----- Stored data -----
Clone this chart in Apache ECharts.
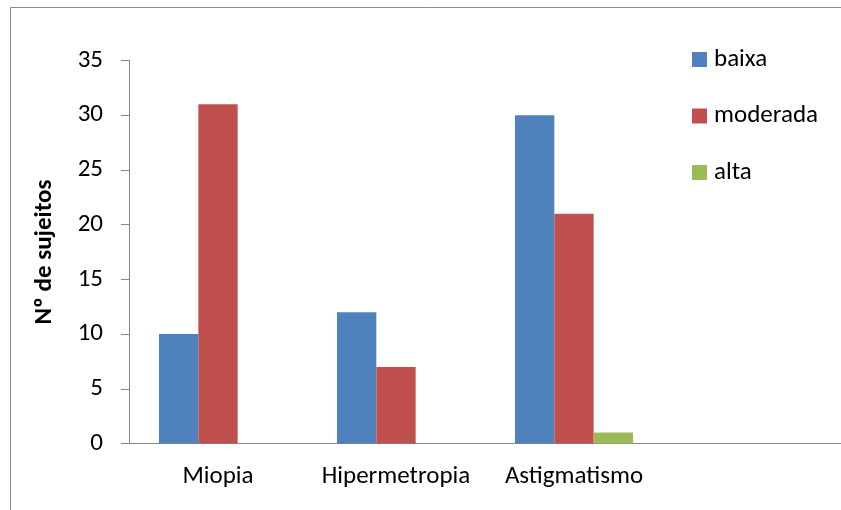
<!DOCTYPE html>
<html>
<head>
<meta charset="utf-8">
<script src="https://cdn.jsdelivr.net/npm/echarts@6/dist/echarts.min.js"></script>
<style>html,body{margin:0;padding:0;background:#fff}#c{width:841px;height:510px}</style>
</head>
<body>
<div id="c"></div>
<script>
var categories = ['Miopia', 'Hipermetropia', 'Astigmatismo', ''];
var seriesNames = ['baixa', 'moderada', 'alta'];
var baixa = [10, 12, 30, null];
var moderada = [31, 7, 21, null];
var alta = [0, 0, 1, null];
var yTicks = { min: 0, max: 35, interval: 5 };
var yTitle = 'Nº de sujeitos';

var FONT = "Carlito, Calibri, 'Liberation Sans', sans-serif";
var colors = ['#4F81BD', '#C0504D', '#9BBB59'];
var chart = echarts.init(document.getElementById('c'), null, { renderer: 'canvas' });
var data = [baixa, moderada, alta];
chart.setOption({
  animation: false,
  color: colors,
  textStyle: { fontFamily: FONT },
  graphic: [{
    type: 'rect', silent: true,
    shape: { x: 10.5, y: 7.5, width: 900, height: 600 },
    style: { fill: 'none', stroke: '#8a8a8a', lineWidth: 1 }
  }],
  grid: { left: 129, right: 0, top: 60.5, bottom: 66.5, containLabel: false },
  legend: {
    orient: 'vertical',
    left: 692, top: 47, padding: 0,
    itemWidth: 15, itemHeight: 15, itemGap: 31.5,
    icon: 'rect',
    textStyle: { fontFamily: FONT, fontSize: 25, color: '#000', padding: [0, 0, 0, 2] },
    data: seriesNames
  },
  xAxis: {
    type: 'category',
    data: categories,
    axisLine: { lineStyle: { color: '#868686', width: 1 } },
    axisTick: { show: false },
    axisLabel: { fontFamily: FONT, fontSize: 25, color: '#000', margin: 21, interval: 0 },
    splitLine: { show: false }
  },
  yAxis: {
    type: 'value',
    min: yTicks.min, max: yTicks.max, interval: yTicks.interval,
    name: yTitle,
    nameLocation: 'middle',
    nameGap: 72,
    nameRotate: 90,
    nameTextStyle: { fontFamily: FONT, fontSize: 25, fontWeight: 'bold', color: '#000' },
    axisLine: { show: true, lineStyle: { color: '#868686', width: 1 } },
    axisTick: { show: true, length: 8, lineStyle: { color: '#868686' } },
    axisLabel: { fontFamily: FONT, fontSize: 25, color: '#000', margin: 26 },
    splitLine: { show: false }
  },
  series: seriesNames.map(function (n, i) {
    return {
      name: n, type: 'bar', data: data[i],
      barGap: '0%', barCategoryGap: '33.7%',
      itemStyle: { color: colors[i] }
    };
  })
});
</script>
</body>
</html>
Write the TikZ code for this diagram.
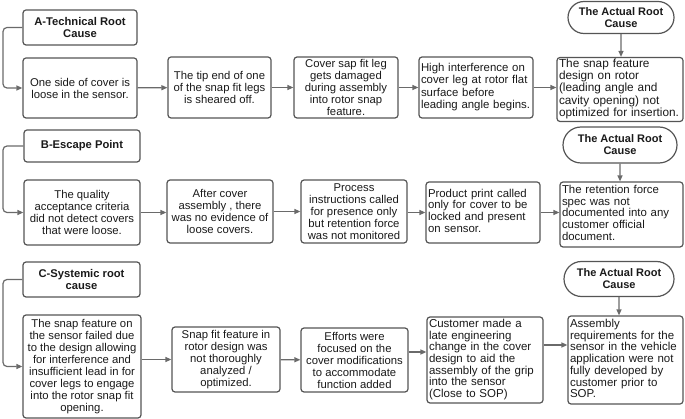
-----
Without including any picture, retype the entries exactly.

Result:
Clone this chart in Apache ECharts.
<!DOCTYPE html>
<html>
<head>
<meta charset="utf-8">
<script src="https://cdn.jsdelivr.net/npm/echarts@6/dist/echarts.min.js"></script>
<style>html,body{margin:0;padding:0;background:#fff}#c{width:841px;height:510px}</style>
</head>
<body>
<div id="c"></div>
<script>
var categories = ['Miopia', 'Hipermetropia', 'Astigmatismo', ''];
var seriesNames = ['baixa', 'moderada', 'alta'];
var baixa = [10, 12, 30, null];
var moderada = [31, 7, 21, null];
var alta = [0, 0, 1, null];
var yTicks = { min: 0, max: 35, interval: 5 };
var yTitle = 'Nº de sujeitos';

var FONT = "Carlito, Calibri, 'Liberation Sans', sans-serif";
var colors = ['#4F81BD', '#C0504D', '#9BBB59'];
var chart = echarts.init(document.getElementById('c'), null, { renderer: 'canvas' });
var data = [baixa, moderada, alta];
chart.setOption({
  animation: false,
  color: colors,
  textStyle: { fontFamily: FONT },
  graphic: [{
    type: 'rect', silent: true,
    shape: { x: 10.5, y: 7.5, width: 900, height: 600 },
    style: { fill: 'none', stroke: '#8a8a8a', lineWidth: 1 }
  }],
  grid: { left: 129, right: 0, top: 60.5, bottom: 66.5, containLabel: false },
  legend: {
    orient: 'vertical',
    left: 692, top: 47, padding: 0,
    itemWidth: 15, itemHeight: 15, itemGap: 31.5,
    icon: 'rect',
    textStyle: { fontFamily: FONT, fontSize: 25, color: '#000', padding: [0, 0, 0, 2] },
    data: seriesNames
  },
  xAxis: {
    type: 'category',
    data: categories,
    axisLine: { lineStyle: { color: '#868686', width: 1 } },
    axisTick: { show: false },
    axisLabel: { fontFamily: FONT, fontSize: 25, color: '#000', margin: 21, interval: 0 },
    splitLine: { show: false }
  },
  yAxis: {
    type: 'value',
    min: yTicks.min, max: yTicks.max, interval: yTicks.interval,
    name: yTitle,
    nameLocation: 'middle',
    nameGap: 72,
    nameRotate: 90,
    nameTextStyle: { fontFamily: FONT, fontSize: 25, fontWeight: 'bold', color: '#000' },
    axisLine: { show: true, lineStyle: { color: '#868686', width: 1 } },
    axisTick: { show: true, length: 8, lineStyle: { color: '#868686' } },
    axisLabel: { fontFamily: FONT, fontSize: 25, color: '#000', margin: 26 },
    splitLine: { show: false }
  },
  series: seriesNames.map(function (n, i) {
    return {
      name: n, type: 'bar', data: data[i],
      barGap: '0%', barCategoryGap: '33.7%',
      itemStyle: { color: colors[i] }
    };
  })
});
</script>
</body>
</html>
Write the TikZ code for this diagram.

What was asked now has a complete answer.